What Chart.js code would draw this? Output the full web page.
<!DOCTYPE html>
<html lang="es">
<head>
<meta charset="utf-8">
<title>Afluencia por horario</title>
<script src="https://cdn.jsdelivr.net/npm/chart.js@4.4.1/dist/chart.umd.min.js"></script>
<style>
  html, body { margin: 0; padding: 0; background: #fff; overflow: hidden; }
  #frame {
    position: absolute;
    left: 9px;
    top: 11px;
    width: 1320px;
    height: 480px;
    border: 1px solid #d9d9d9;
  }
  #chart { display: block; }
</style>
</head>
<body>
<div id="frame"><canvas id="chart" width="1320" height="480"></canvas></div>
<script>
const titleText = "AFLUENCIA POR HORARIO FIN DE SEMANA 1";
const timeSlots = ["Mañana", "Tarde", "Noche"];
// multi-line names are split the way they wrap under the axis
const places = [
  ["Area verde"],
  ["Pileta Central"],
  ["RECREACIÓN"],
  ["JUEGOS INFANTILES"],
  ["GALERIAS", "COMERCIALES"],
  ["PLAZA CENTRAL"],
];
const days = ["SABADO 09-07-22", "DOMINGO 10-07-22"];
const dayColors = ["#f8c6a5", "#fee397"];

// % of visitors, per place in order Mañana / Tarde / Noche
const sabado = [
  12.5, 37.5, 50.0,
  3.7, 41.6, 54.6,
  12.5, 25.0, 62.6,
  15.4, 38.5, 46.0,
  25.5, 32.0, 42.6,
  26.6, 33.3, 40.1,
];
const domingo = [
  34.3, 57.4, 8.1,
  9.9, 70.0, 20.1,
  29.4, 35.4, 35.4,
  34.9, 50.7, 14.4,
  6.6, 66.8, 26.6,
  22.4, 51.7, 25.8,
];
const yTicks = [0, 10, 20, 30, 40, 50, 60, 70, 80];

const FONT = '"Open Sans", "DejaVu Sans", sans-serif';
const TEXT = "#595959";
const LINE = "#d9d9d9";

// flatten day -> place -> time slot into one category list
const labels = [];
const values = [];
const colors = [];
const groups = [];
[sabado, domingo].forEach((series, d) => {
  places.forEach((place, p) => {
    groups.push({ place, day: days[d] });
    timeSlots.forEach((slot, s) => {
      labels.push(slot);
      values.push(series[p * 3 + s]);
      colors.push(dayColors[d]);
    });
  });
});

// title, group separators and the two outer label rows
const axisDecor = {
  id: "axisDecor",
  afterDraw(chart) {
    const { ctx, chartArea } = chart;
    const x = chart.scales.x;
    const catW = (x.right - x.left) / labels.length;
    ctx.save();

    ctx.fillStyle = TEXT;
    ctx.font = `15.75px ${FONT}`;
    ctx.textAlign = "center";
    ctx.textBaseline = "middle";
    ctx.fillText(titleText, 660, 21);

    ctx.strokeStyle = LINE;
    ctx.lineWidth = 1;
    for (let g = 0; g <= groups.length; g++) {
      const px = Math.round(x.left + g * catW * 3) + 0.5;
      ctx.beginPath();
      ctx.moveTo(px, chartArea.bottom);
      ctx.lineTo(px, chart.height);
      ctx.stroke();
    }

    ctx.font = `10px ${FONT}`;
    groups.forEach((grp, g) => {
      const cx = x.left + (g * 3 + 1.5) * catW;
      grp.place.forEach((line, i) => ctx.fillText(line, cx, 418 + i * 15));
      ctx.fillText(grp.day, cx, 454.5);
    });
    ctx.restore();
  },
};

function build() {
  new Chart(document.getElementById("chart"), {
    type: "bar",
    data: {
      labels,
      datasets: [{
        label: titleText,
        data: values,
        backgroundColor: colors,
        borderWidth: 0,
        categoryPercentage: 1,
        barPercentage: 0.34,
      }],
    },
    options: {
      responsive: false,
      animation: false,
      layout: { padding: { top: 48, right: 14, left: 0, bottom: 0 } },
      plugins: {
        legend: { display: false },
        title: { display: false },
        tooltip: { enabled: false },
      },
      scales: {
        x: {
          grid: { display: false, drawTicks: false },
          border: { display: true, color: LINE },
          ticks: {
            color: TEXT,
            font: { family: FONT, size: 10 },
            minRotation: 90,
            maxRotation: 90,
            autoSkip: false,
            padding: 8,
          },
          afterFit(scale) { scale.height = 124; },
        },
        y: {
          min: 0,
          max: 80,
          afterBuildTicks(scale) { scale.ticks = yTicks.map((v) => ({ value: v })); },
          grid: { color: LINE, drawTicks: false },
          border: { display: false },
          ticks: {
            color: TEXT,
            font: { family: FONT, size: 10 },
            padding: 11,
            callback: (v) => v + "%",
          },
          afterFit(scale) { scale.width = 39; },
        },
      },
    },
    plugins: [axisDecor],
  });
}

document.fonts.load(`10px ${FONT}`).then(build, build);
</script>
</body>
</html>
================================
Extract exactly the leading lines of the data, stopping at and including the line with "60, 70, 80];".

#### [THE SOLUTION]
What Chart.js code would draw this? Output the full web page.
<!DOCTYPE html>
<html lang="es">
<head>
<meta charset="utf-8">
<title>Afluencia por horario</title>
<script src="https://cdn.jsdelivr.net/npm/chart.js@4.4.1/dist/chart.umd.min.js"></script>
<style>
  html, body { margin: 0; padding: 0; background: #fff; overflow: hidden; }
  #frame {
    position: absolute;
    left: 9px;
    top: 11px;
    width: 1320px;
    height: 480px;
    border: 1px solid #d9d9d9;
  }
  #chart { display: block; }
</style>
</head>
<body>
<div id="frame"><canvas id="chart" width="1320" height="480"></canvas></div>
<script>
const titleText = "AFLUENCIA POR HORARIO FIN DE SEMANA 1";
const timeSlots = ["Mañana", "Tarde", "Noche"];
// multi-line names are split the way they wrap under the axis
const places = [
  ["Area verde"],
  ["Pileta Central"],
  ["RECREACIÓN"],
  ["JUEGOS INFANTILES"],
  ["GALERIAS", "COMERCIALES"],
  ["PLAZA CENTRAL"],
];
const days = ["SABADO 09-07-22", "DOMINGO 10-07-22"];
const dayColors = ["#f8c6a5", "#fee397"];

// % of visitors, per place in order Mañana / Tarde / Noche
const sabado = [
  12.5, 37.5, 50.0,
  3.7, 41.6, 54.6,
  12.5, 25.0, 62.6,
  15.4, 38.5, 46.0,
  25.5, 32.0, 42.6,
  26.6, 33.3, 40.1,
];
const domingo = [
  34.3, 57.4, 8.1,
  9.9, 70.0, 20.1,
  29.4, 35.4, 35.4,
  34.9, 50.7, 14.4,
  6.6, 66.8, 26.6,
  22.4, 51.7, 25.8,
];
const yTicks = [0, 10, 20, 30, 40, 50, 60, 70, 80];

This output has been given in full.